Landed at Sulva Bay, Gallipoli 9th August 1915 and was engaged in the action and were also at the Battle of Scimitar Hill. Due to heavy losses from the fighting and the severe weather conditions they were evacuated to Egypt December 1915

In November 1915 the Rugby Advertiser reported a letter Private A. S. Horswill, a former member of Murray School Staff wrote to Mr. W. T. Coles Hodges from a “dug out” in the Mediterranean theatre says:-

“We landed on August 9th three weeks after leaving England, and proceeded straight to the firing line under shrapnel fire.   We saw life for four days. Talk about snipers! They were up in the trees, absolutely surrounding us; they were the chief cause of the casualties. Fortunately they were more or less indifferent shots; otherwise we should have come off worse off than we did. Since then we have had various trips to firing line, interspersed with spasms of “fatigue” work, unloading lighters, filling water-cans for the firing line, and digging. We see some glorious sunsets out here at times; also some very fine play of light on various islands. I myself never believed the deep blue sea theory till we came out here.

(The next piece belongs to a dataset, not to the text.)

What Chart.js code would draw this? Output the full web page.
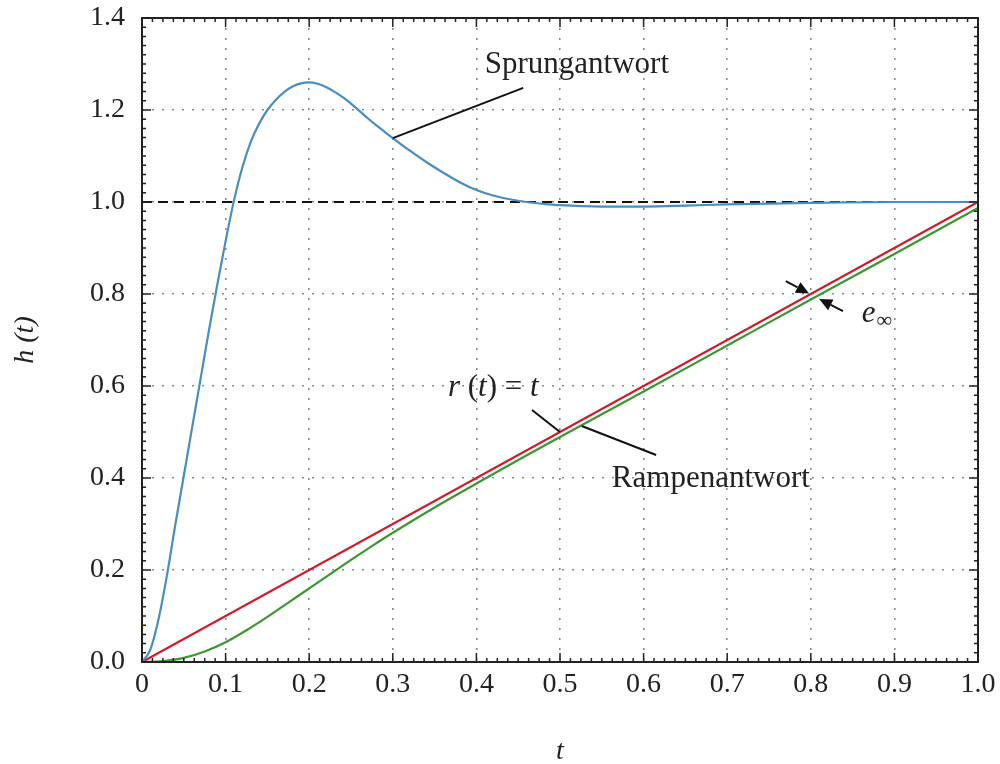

In the Mediterranean you get a lovely ultra-marine in the day, which gradually darkens to deep indigo in the evening.”

He saw action at the Battle of Romani 4th – 5th August 1916 and was involved in the Second Battle of Gaza 17 – 19 April 1917, by this date he had been reported missing and was listed as having been killed in action 26th March 1917.


Algernon’s service number was changed from 1319 to 290110, and in the Commonwealth War Graves Commission records he is also under service number TF/290110 2nd/10th Bn. Middlesex Regiment and with that last service number CWGC gives the place of his memorial. In the Forces War Record Algernon is under 290110 (late 1319) and he is given as being in the E. E. F. Signal Section and is given as missing 26th March 1917 but with no place of a memorial in their records, under TF/290110 he is given as being killed in action 26th March 1917 and the record names his parents and their address 48 Craven Road Rugby.

Algernon’s name is on the Jerusalem Memorial, panels 41 and 42, for those who have no known grave and also on the Rugby Memorial Gates. He was 25 years of age at the time of his death and had never married and was the only child of Charles and Fanny Horswill.

Algernon was awarded the Victory Medal and the British War Medal.